- **Problem details**
Tally the lines that hold the word "this" and reply with that figure only.

- **Data shown**
..........

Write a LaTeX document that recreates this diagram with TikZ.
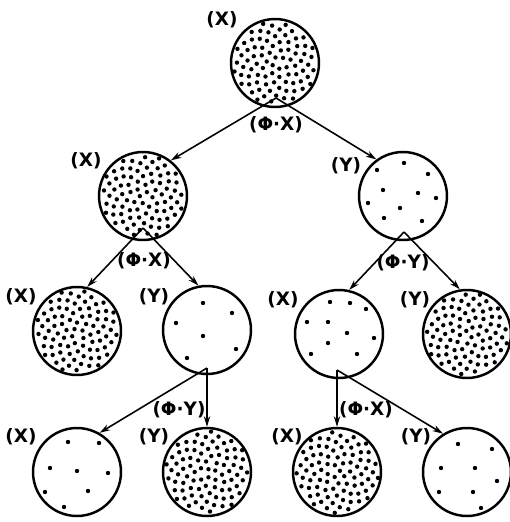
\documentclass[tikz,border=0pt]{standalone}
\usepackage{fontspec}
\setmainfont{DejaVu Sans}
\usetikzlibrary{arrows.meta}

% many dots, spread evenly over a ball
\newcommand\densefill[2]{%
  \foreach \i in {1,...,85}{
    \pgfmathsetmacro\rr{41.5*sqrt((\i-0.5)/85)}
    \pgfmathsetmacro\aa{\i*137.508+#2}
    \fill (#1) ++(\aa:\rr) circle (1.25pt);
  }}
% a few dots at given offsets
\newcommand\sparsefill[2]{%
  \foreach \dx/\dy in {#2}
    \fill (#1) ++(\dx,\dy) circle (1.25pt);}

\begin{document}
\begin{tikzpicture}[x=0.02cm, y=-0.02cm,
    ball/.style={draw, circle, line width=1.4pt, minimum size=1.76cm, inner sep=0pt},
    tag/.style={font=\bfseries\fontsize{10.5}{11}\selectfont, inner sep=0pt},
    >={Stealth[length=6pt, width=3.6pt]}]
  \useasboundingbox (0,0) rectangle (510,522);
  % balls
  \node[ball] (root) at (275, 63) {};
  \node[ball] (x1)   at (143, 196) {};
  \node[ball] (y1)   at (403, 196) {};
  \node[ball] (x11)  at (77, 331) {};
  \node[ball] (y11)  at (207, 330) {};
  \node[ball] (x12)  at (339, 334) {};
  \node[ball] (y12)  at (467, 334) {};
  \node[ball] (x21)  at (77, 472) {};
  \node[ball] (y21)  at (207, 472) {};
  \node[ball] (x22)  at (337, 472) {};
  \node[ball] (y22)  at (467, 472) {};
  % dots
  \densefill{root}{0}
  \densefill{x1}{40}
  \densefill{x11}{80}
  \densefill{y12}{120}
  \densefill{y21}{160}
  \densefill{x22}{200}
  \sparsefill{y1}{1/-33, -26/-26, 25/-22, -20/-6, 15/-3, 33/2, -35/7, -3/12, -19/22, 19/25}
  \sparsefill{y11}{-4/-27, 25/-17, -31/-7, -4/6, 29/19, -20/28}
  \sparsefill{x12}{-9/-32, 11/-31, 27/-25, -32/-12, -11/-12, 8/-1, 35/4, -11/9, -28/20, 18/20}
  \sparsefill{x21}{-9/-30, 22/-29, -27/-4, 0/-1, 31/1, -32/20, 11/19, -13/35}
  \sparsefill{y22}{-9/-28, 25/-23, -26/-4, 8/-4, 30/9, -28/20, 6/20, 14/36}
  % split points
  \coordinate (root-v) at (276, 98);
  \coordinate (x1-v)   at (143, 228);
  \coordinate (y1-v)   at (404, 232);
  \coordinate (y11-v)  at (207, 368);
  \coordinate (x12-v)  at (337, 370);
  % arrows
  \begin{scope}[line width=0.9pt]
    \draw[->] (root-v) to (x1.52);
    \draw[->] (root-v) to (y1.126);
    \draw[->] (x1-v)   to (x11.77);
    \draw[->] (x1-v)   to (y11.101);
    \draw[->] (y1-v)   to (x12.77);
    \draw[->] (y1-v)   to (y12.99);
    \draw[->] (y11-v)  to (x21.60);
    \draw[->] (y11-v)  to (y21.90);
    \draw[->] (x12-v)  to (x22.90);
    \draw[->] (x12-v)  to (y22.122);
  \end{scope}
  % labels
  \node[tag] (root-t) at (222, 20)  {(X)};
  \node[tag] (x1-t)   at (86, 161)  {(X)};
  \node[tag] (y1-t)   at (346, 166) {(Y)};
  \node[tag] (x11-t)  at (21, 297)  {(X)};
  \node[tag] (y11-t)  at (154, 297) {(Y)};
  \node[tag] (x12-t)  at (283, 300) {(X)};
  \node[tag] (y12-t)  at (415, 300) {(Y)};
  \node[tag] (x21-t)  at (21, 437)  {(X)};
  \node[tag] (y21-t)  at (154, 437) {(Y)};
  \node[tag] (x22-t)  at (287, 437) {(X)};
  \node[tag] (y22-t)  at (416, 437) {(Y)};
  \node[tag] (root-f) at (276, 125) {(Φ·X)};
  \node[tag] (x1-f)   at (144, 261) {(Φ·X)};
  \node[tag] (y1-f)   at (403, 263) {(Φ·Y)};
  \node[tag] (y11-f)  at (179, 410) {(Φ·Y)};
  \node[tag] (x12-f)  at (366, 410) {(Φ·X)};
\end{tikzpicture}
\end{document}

..........

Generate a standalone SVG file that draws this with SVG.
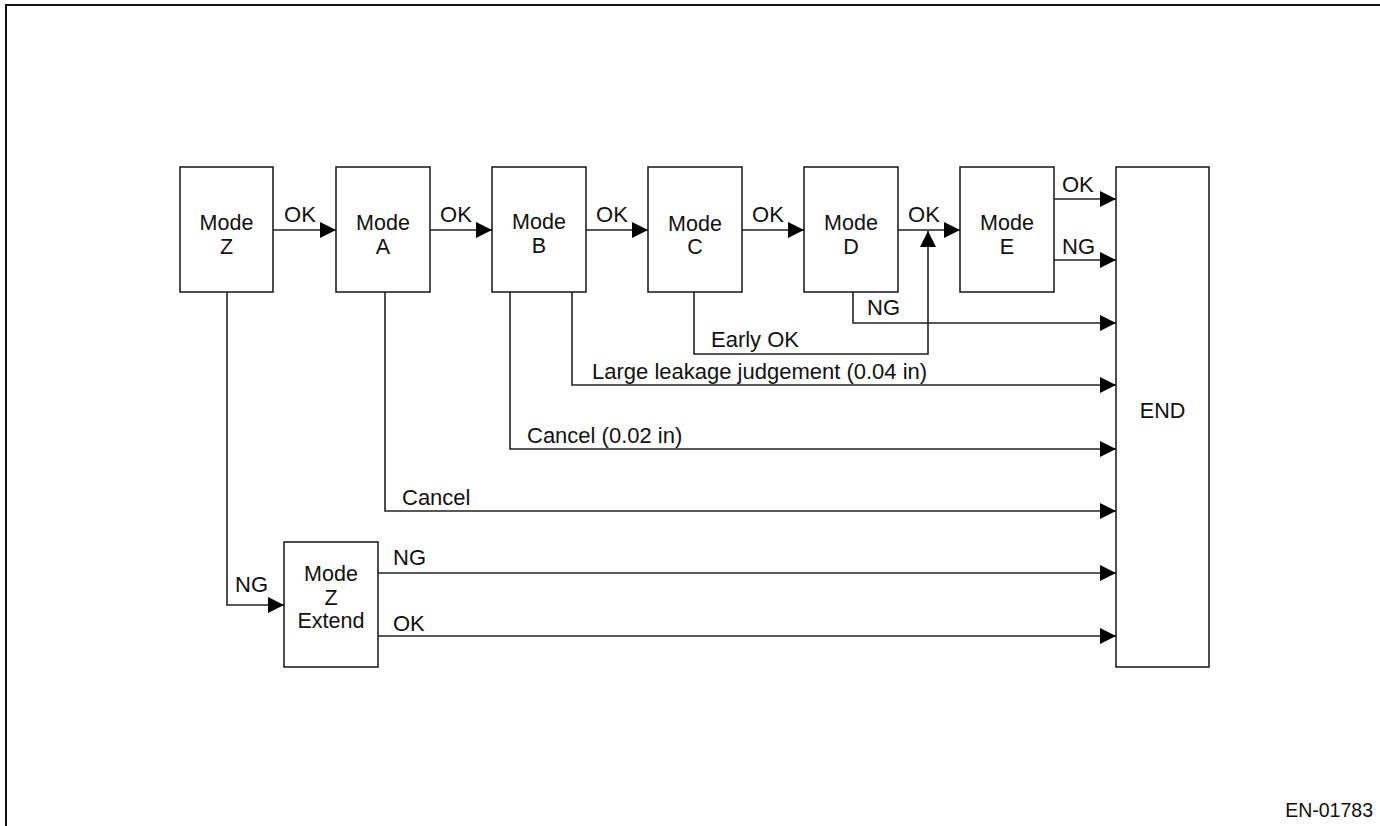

..........

- **Worked answer**
2